> Recorded data:
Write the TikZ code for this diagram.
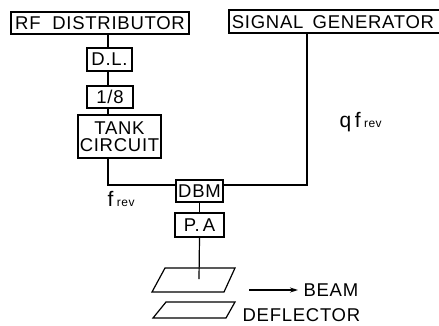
\documentclass[tikz,border=0pt]{standalone}
\usepackage{fontspec}
\setmainfont[LetterSpace=4]{Liberation Sans}
\usetikzlibrary{arrows.meta}
\begin{document}
\begin{tikzpicture}[x=1pt,y=-1pt,line width=1.2pt,
  blk/.style={draw, inner sep=0pt, font=\fontsize{18.5}{17}\selectfont, align=center},
  lbl/.style={inner sep=0pt, font=\fontsize{18.5}{17}\selectfont},
  plate/.style={line width=1.2pt, line join=miter}
]
\useasboundingbox (0,0) rectangle (439,325);

% blocks
\node[blk, minimum width=178pt, minimum height=22pt] (rf) at (100,23) {RF\ \ DISTRIBUTOR};
\node[blk, minimum width=212pt, minimum height=23pt] (sg) at (335,21.5) {};
\node[lbl] (sgt) at (333,22) {SIGNAL\hspace{0.5em}GENERATOR};
\node[blk, minimum width=45pt, minimum height=23pt] (dl) at (109.5,59.5) {D.L.};
\node[blk, minimum width=46pt, minimum height=22pt] (oe) at (110,97) {1/8};
\node[blk, minimum width=83pt, minimum height=43pt] (tank) at (119.5,136.5) {TANK\\CIRCUIT};
\node[blk, minimum width=47pt, minimum height=22pt] (dbm) at (199.5,191) {DBM};
\node[blk, minimum width=49pt, minimum height=24pt] (pa) at (199.5,225) {P.\,A};

% helper coordinates
\coordinate (trunk) at (108,0);
\coordinate (sgx) at (307,0);
\coordinate (hl) at (0,185);
\coordinate (ptip) at (199,279);

% connectors
\draw (rf.south -| trunk) -- (dl.north -| trunk);
\draw (dl.south -| trunk) -- (oe.north -| trunk);
\draw (oe.south -| trunk) -- (tank.north -| trunk);
\draw (tank.south -| trunk) |- (dbm.west |- hl);
\draw (sg.south -| sgx) |- (dbm.east |- hl);
\draw (dbm.south) -- (pa.north);
\draw (pa.south) -- (ptip);

% deflector plates
\draw[plate] (152,292) -- (224,292) -- (235,268) -- (165,268) -- cycle;
\draw[plate] (153,318) -- (226,318) -- (235,302) -- (166,302) -- cycle;

% beam arrow
\coordinate (arst) at (249,290);
\coordinate (arend) at (298,290);
\draw[-{Stealth[length=8pt,width=5pt]}] (arst) -- (arend);
\node[lbl, anchor=west] (beam) at (303,290) {BEAM};
\node[lbl, anchor=west] (defl) at (242,315.5) {DEFLECTOR};

% frequency labels
\node[inner sep=0pt, anchor=base west] (qf) at (339,127)
  {\fontsize{21}{21}\selectfont q\,f\,{\fontsize{12}{12}\selectfont rev}};
\node[inner sep=0pt, anchor=base west] (fr) at (107,206)
  {\fontsize{21}{21}\selectfont f\,{\fontsize{12}{12}\selectfont rev}};
\end{tikzpicture}
\end{document}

> Exercise aim:
From the first line of the listing above, repeat every line through the one holding "(0,0) rectangle (439,325);". Both ends count, and pictures stay out.

> Full answer:
Write the TikZ code for this diagram.
\documentclass[tikz,border=0pt]{standalone}
\usepackage{fontspec}
\setmainfont[LetterSpace=4]{Liberation Sans}
\usetikzlibrary{arrows.meta}
\begin{document}
\begin{tikzpicture}[x=1pt,y=-1pt,line width=1.2pt,
  blk/.style={draw, inner sep=0pt, font=\fontsize{18.5}{17}\selectfont, align=center},
  lbl/.style={inner sep=0pt, font=\fontsize{18.5}{17}\selectfont},
  plate/.style={line width=1.2pt, line join=miter}
]
\useasboundingbox (0,0) rectangle (439,325);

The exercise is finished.